» **MATERIALS PROVIDED**:
────────
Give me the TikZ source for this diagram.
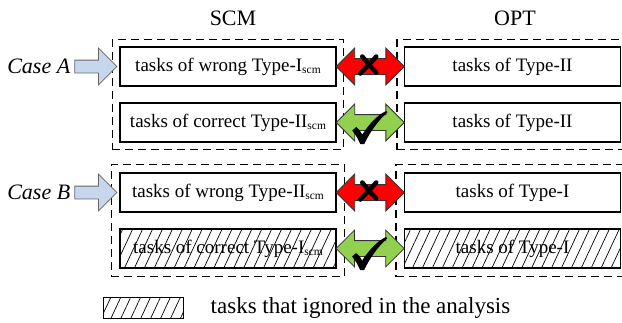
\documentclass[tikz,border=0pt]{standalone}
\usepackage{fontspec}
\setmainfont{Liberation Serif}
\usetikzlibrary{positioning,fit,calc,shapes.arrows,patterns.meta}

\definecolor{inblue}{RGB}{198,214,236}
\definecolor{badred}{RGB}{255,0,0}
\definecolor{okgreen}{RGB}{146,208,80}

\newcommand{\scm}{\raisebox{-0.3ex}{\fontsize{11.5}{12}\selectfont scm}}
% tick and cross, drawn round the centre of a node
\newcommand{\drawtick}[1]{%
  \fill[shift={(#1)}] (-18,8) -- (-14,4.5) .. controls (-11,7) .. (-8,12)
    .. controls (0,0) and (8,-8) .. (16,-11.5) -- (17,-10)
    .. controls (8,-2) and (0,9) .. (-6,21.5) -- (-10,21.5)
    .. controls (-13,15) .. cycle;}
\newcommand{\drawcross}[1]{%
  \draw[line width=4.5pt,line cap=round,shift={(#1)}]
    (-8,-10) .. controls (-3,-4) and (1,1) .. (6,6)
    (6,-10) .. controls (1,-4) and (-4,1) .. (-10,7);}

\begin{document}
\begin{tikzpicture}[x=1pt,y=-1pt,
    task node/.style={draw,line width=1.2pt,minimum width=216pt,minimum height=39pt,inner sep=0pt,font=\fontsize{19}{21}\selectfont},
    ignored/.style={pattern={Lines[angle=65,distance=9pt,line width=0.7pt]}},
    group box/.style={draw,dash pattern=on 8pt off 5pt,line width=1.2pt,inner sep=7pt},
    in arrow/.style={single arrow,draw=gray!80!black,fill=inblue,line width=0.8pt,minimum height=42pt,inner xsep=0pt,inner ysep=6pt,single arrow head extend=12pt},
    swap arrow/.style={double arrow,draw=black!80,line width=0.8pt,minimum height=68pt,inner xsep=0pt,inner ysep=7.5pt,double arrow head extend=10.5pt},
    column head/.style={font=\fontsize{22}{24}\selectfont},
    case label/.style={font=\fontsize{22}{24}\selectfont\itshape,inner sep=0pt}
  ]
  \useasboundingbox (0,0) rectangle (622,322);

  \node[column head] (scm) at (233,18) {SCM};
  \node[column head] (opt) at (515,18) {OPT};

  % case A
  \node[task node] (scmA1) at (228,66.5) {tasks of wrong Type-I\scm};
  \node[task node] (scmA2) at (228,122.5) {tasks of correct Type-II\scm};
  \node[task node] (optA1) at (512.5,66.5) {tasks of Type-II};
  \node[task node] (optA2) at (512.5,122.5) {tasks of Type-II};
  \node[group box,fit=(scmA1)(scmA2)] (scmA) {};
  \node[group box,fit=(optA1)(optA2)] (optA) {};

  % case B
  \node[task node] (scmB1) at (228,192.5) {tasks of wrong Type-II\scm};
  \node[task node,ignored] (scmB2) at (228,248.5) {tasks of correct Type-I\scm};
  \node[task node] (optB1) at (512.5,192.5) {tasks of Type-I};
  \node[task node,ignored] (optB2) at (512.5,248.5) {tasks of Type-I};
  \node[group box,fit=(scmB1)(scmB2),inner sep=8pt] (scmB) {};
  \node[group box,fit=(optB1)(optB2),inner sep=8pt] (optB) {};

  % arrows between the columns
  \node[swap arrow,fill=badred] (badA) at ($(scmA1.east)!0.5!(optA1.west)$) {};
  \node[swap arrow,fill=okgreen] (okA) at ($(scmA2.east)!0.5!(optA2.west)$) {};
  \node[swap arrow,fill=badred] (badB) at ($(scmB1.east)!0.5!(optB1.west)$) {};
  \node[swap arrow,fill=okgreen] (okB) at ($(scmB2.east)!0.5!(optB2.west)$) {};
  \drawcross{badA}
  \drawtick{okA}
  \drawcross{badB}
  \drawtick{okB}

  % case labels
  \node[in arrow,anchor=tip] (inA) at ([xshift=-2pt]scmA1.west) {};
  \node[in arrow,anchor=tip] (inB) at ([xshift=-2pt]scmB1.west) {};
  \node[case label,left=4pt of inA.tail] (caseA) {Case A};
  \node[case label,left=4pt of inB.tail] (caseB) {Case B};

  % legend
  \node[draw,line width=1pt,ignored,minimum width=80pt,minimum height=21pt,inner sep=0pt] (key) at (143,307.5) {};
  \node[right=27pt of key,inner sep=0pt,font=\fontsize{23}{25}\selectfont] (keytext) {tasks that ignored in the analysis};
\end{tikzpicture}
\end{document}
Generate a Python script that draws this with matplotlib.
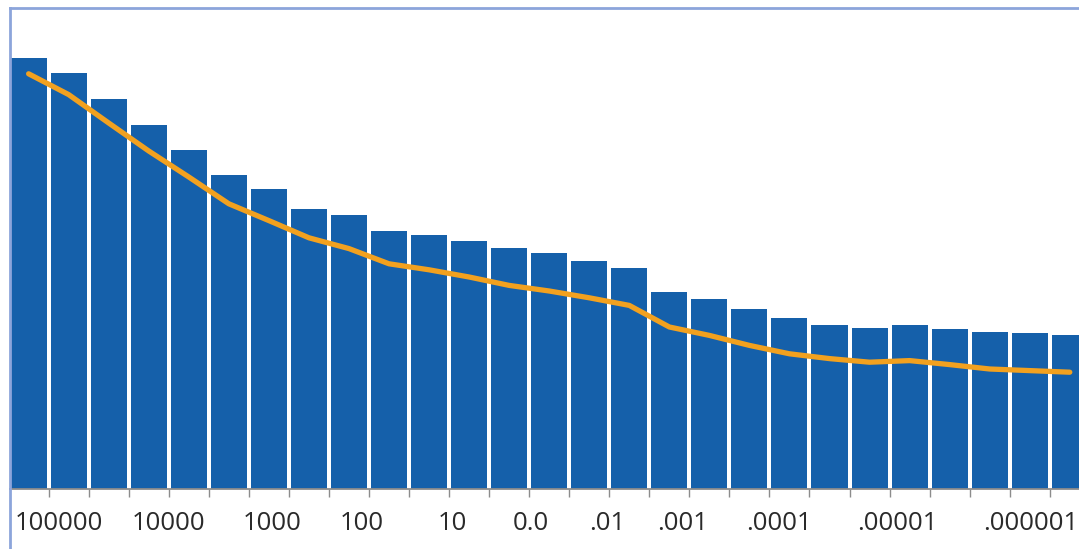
────────
» **DIRECTION**: Repeat each record exactly, with the pictures left out.

» **SOLUTION TO THE EXERCISE**:
Give me the TikZ source for this diagram.
\documentclass[tikz,border=0pt]{standalone}
\usepackage{fontspec}
\setmainfont{Liberation Serif}
\usetikzlibrary{positioning,fit,calc,shapes.arrows,patterns.meta}

\definecolor{inblue}{RGB}{198,214,236}
\definecolor{badred}{RGB}{255,0,0}
\definecolor{okgreen}{RGB}{146,208,80}

\newcommand{\scm}{\raisebox{-0.3ex}{\fontsize{11.5}{12}\selectfont scm}}
% tick and cross, drawn round the centre of a node
\newcommand{\drawtick}[1]{%
  \fill[shift={(#1)}] (-18,8) -- (-14,4.5) .. controls (-11,7) .. (-8,12)
    .. controls (0,0) and (8,-8) .. (16,-11.5) -- (17,-10)
    .. controls (8,-2) and (0,9) .. (-6,21.5) -- (-10,21.5)
    .. controls (-13,15) .. cycle;}
\newcommand{\drawcross}[1]{%
  \draw[line width=4.5pt,line cap=round,shift={(#1)}]
    (-8,-10) .. controls (-3,-4) and (1,1) .. (6,6)
    (6,-10) .. controls (1,-4) and (-4,1) .. (-10,7);}

\begin{document}
\begin{tikzpicture}[x=1pt,y=-1pt,
    task node/.style={draw,line width=1.2pt,minimum width=216pt,minimum height=39pt,inner sep=0pt,font=\fontsize{19}{21}\selectfont},
    ignored/.style={pattern={Lines[angle=65,distance=9pt,line width=0.7pt]}},
    group box/.style={draw,dash pattern=on 8pt off 5pt,line width=1.2pt,inner sep=7pt},
    in arrow/.style={single arrow,draw=gray!80!black,fill=inblue,line width=0.8pt,minimum height=42pt,inner xsep=0pt,inner ysep=6pt,single arrow head extend=12pt},
    swap arrow/.style={double arrow,draw=black!80,line width=0.8pt,minimum height=68pt,inner xsep=0pt,inner ysep=7.5pt,double arrow head extend=10.5pt},
    column head/.style={font=\fontsize{22}{24}\selectfont},
    case label/.style={font=\fontsize{22}{24}\selectfont\itshape,inner sep=0pt}
  ]
  \useasboundingbox (0,0) rectangle (622,322);

  \node[column head] (scm) at (233,18) {SCM};
  \node[column head] (opt) at (515,18) {OPT};

  % case A
  \node[task node] (scmA1) at (228,66.5) {tasks of wrong Type-I\scm};
  \node[task node] (scmA2) at (228,122.5) {tasks of correct Type-II\scm};
  \node[task node] (optA1) at (512.5,66.5) {tasks of Type-II};
  \node[task node] (optA2) at (512.5,122.5) {tasks of Type-II};
  \node[group box,fit=(scmA1)(scmA2)] (scmA) {};
  \node[group box,fit=(optA1)(optA2)] (optA) {};

  % case B
  \node[task node] (scmB1) at (228,192.5) {tasks of wrong Type-II\scm};
  \node[task node,ignored] (scmB2) at (228,248.5) {tasks of correct Type-I\scm};
  \node[task node] (optB1) at (512.5,192.5) {tasks of Type-I};
  \node[task node,ignored] (optB2) at (512.5,248.5) {tasks of Type-I};
  \node[group box,fit=(scmB1)(scmB2),inner sep=8pt] (scmB) {};
  \node[group box,fit=(optB1)(optB2),inner sep=8pt] (optB) {};

  % arrows between the columns
  \node[swap arrow,fill=badred] (badA) at ($(scmA1.east)!0.5!(optA1.west)$) {};
  \node[swap arrow,fill=okgreen] (okA) at ($(scmA2.east)!0.5!(optA2.west)$) {};
  \node[swap arrow,fill=badred] (badB) at ($(scmB1.east)!0.5!(optB1.west)$) {};
  \node[swap arrow,fill=okgreen] (okB) at ($(scmB2.east)!0.5!(optB2.west)$) {};
  \drawcross{badA}
  \drawtick{okA}
  \drawcross{badB}
  \drawtick{okB}

  % case labels
  \node[in arrow,anchor=tip] (inA) at ([xshift=-2pt]scmA1.west) {};
  \node[in arrow,anchor=tip] (inB) at ([xshift=-2pt]scmB1.west) {};
  \node[case label,left=4pt of inA.tail] (caseA) {Case A};
  \node[case label,left=4pt of inB.tail] (caseB) {Case B};

  % legend
  \node[draw,line width=1pt,ignored,minimum width=80pt,minimum height=21pt,inner sep=0pt] (key) at (143,307.5) {};
  \node[right=27pt of key,inner sep=0pt,font=\fontsize{23}{25}\selectfont] (keytext) {tasks that ignored in the analysis};
\end{tikzpicture}
\end{document}
Generate a Python script that draws this with matplotlib.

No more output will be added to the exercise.